The sensor array served two purposes, as described in the problem assessment. First, it held all of the sensor circuitry and brought it into close proximity to the test units, and second, it isolated each test unit from all of the others.
In its final form, the sensor array was a 0.5 inch thick piece of plywood, with 9 holes drilled in a grid, through which the sensors were placed. Circuitry for the photosensors was mounted on top of the array, and connected to the photosensors placed through the holes. Underneath the array the shades, used to isolate the lights, were placed in grooves cut into the bottom. The shades took the form of a grid of thin walls, constructed from cardboard, 6.5 cm in height.
The sensor array was guided at its four corners by interacting with the frame through notches cut out of the corners. The frame had aluminium angle bracket mounted, and the sensor array had corresponding angle bracket. The sensor array slid up and down on these rails, which were lubricated by PTFE in order to reduce friction.

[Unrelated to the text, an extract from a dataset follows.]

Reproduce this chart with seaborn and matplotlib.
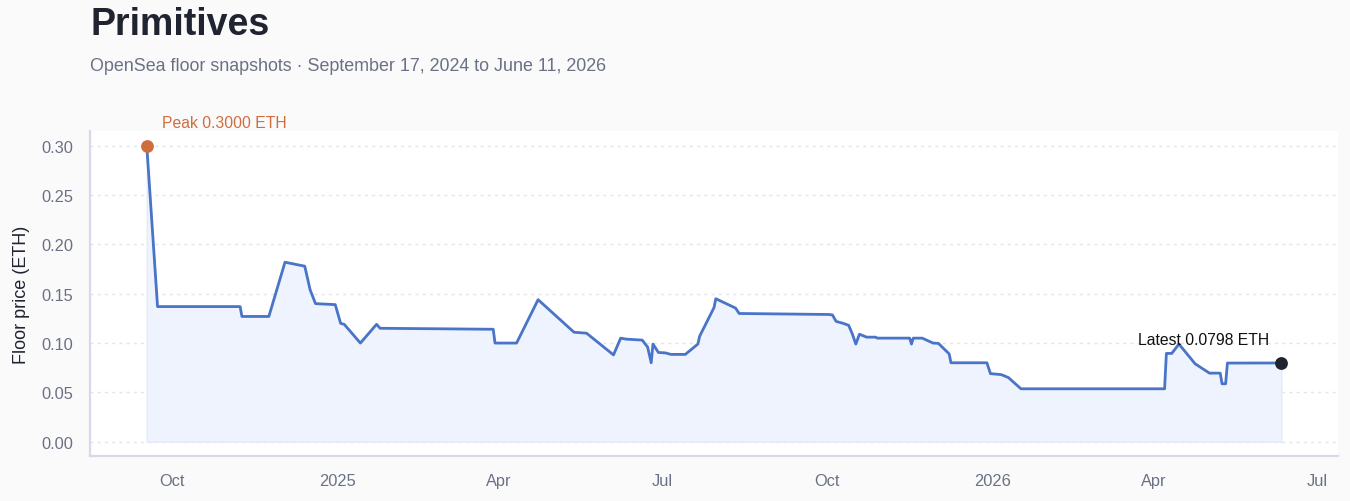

The sensor array was lifted by two stepper motors with attached gearboxes and a spool. Stepper motors were selected so that the vertical travel of the sensor array could be precisely controlled through the microcontroller. At each of the four corners of the sensor array, an eye hook was attached. A single piece of 10-pound test fishing connected to one eye hook, led up through another eye hook attached to the frame, through a hole in the spool, and continued symmetrically on the other side (see Figure \ref{fig:stepper_mechanism}). Through this mechanism the sensor array was lifted without twisting from four points. The high gear ratio of the gearboxes attached to the stepper motors (9:1) meant that the sensor array stayed in the raised position without any power being supplied to the stepper motors.